As it’s slashed transportation research funding, the Trump administration has also taken a chainsaw to federal programs aimed at preventing the priciest, deadliest damage from extreme weather. These funds, while modest, took pressure off of state and local governments that otherwise wouldn’t be able to finance much-needed resiliency investments. A sizable chunk of the $5 billion the Federal Emergency Management Agency has clawed back from its Building Resilient Infrastructure and Communities grant program, for instance, was set aside for state and local flood mitigation efforts. That includes $325 million for New York, $300 million for Florida, and $185.5 million for Louisiana.

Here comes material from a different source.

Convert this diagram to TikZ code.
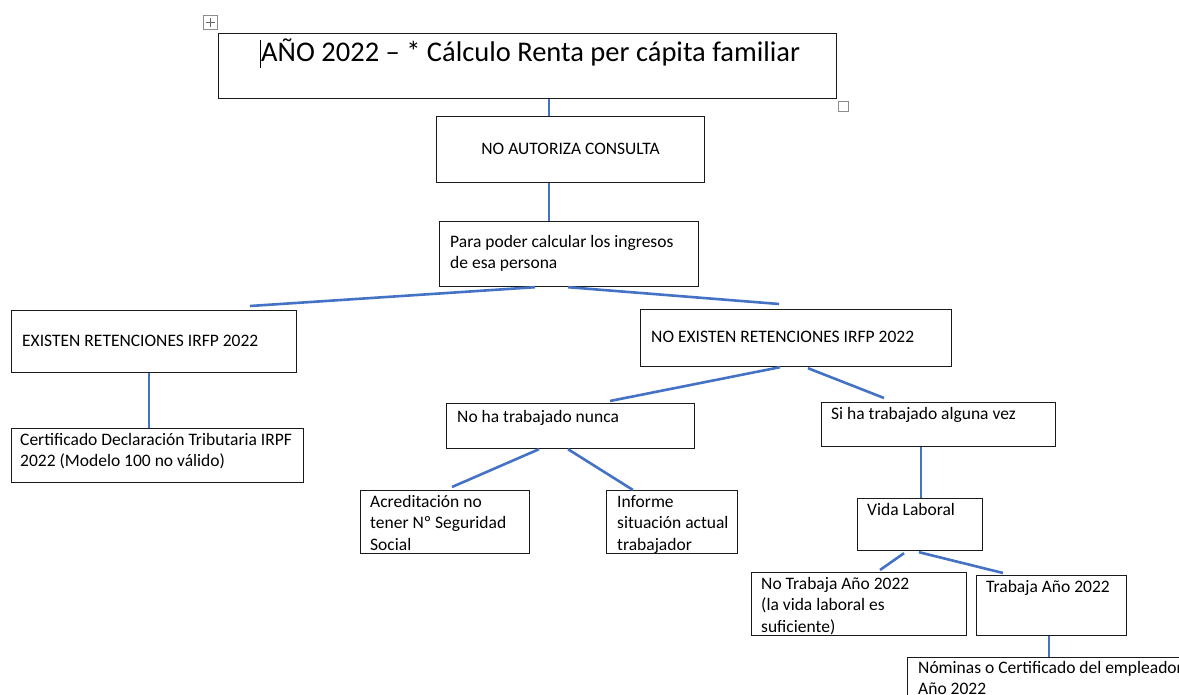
\documentclass[tikz,border=0pt]{standalone}
\usepackage{fontspec}
\setmainfont{Carlito}
\definecolor{lineblue}{HTML}{4472C4}
\definecolor{boxline}{HTML}{1A1A1A}
\newcommand{\bodyfont}{\fontsize{17.5}{21.5}\selectfont}
\tikzset{
  box/.style={draw=boxline, line width=1.2pt, inner sep=0pt, anchor=north west},
  lbl/.style={anchor=north west, inner sep=0pt, align=left, font=\bodyfont},
  conn/.style={draw=lineblue, line width=2.6pt},
  handle/.style={draw=black!45, line width=0.8pt, fill=white}
}
\begin{document}
\begin{tikzpicture}[x=1pt,y=-1pt]
\useasboundingbox (0,0) rectangle (1179,695);
\clip (0,0) rectangle (1179,695);
\fill[white] (0,0) rectangle (1179,695);

% boxes
\node[box, minimum width=618pt, minimum height=65pt] (title) at (218,33) {};
\node[box, minimum width=268pt, minimum height=66pt] (aut) at (436,116) {};
\node[font=\bodyfont, inner sep=0pt] (autl) at ([yshift=1pt]aut.center) {NO AUTORIZA CONSULTA};
\node[box, minimum width=259pt, minimum height=65pt] (para) at (439,221) {};
\node[box, minimum width=285pt, minimum height=62pt] (exist) at (11,310) {};
\node[box, minimum width=311pt, minimum height=57pt] (noex) at (640,309) {};
\node[box, minimum width=292pt, minimum height=54pt] (cert) at (11,428) {};
\node[box, minimum width=248pt, minimum height=45pt] (nunca) at (446,403) {};
\node[box, minimum width=234pt, minimum height=44pt] (siha) at (821,402) {};
\node[box, minimum width=169pt, minimum height=63pt] (acred) at (360,490) {};
\node[box, minimum width=131pt, minimum height=63pt] (inf) at (606,490) {};
\node[box, minimum width=125pt, minimum height=52pt] (vida) at (857,498) {};
\node[box, minimum width=215pt, minimum height=63pt] (notr) at (751,572) {};
\node[box, minimum width=150pt, minimum height=60pt] (tr) at (976,575) {};
\node[box, minimum width=290pt, minimum height=60pt] (nom) at (907,657) {};

% labels
\node[anchor=base west, inner sep=0pt, font=\fontsize{28.5}{34}\selectfont] (titlel) at (261,62) {AÑO 2022 – * Cálculo Renta per cápita familiar};
\node[lbl] (paral) at (450,232) {\strut Para poder calcular los ingresos\\de esa persona};
\node[lbl] (existl) at (22,331) {\strut EXISTEN RETENCIONES IRFP 2022};
\node[lbl] (noexl) at (651,327) {\strut NO EXISTEN RETENCIONES IRFP 2022};
\node[lbl] (certl) at (20,430) {\strut Certificado Declaración Tributaria IRPF\\2022 (Modelo 100 no válido)};
\node[lbl] (nuncal) at (457,407) {\strut No ha trabajado nunca};
\node[lbl] (sihal) at (831,404) {\strut Si ha trabajado alguna vez};
\node[lbl] (acredl) at (370,492) {\strut Acreditación no\\tener Nº Seguridad\\Social};
\node[lbl] (infl) at (617,492) {\strut Informe\\situación actual\\trabajador};
\node[lbl] (vidal) at (867,500) {\strut Vida Laboral};
\node[lbl] (notrl) at (761,574) {\strut No Trabaja Año 2022\\(la vida laboral es\\suficiente)};
\node[lbl] (trl) at (986,577) {\strut Trabaja Año 2022};
\node[lbl] (noml) at (918,658) {\strut Nóminas o Certificado del empleador\\Año 2022};

% text cursor
\coordinate (cur1) at (260,40);
\coordinate (cur2) at (260,68);
\draw[line width=0.9pt, black] (cur1) -- (cur2);

% editor handles
\node[handle, minimum size=14pt, inner sep=0pt, anchor=north west] (move) at (203,15) {};
\draw[black!60, line width=0.6pt] ([yshift=-3pt]move.north) -- ([yshift=3pt]move.south)
  ([xshift=3pt]move.west) -- ([xshift=-3pt]move.east);
\node[handle, minimum size=10pt, inner sep=0pt, anchor=north west] (resize) at (838,101) {};

% connectors
\draw[conn] ([xshift=331pt]title.south west) -- ([xshift=113pt]aut.north west);
\draw[conn] ([xshift=113pt]aut.south west) -- ([xshift=110pt]para.north west);
\draw[conn] ([xshift=96pt]para.south west) -- ([xshift=239pt,yshift=4pt]exist.north west);
\draw[conn] ([xshift=129pt]para.south west) -- ([xshift=139pt,yshift=5pt]noex.north west);
\draw[conn] ([xshift=138pt]exist.south west) -- ([xshift=138pt]cert.north west);
\draw[conn] ([xshift=140pt]noex.south west) -- ([xshift=164pt,yshift=2pt]nunca.north west);
\draw[conn] ([xshift=168pt,yshift=-1pt]noex.south west) -- ([xshift=63pt,yshift=4pt]siha.north west);
\draw[conn] ([xshift=93pt]nunca.south west) -- ([xshift=92pt,yshift=3pt]acred.north west);
\draw[conn] ([xshift=122pt]nunca.south west) -- ([xshift=27pt]inf.north west);
\draw[conn] ([xshift=100pt]siha.south west) -- ([xshift=64pt]vida.north west);
\draw[conn] ([xshift=47pt,yshift=-2pt]vida.south west) -- ([xshift=129pt,yshift=2pt]notr.north west);
\draw[conn] ([xshift=62pt,yshift=-1pt]vida.south west) -- ([xshift=27pt,yshift=2pt]tr.north west);
\draw[conn] ([xshift=73pt]tr.south west) -- ([xshift=142pt]nom.north west);
\end{tikzpicture}
\end{document}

Contra Sean Duffy, climate change isn’t a “woke” fantasy; it’s a force that’s already flooding subways and melting streetcar cables. For large and small cities alike, federal funding has provided a much-needed lifeline to help transit systems built for a cooler world adapt to the hotter, often wetter one we’re now living in. The Trump administration has been deadset on cutting off those funds, leaving commuters across the U.S. soaked, sweaty, and in danger.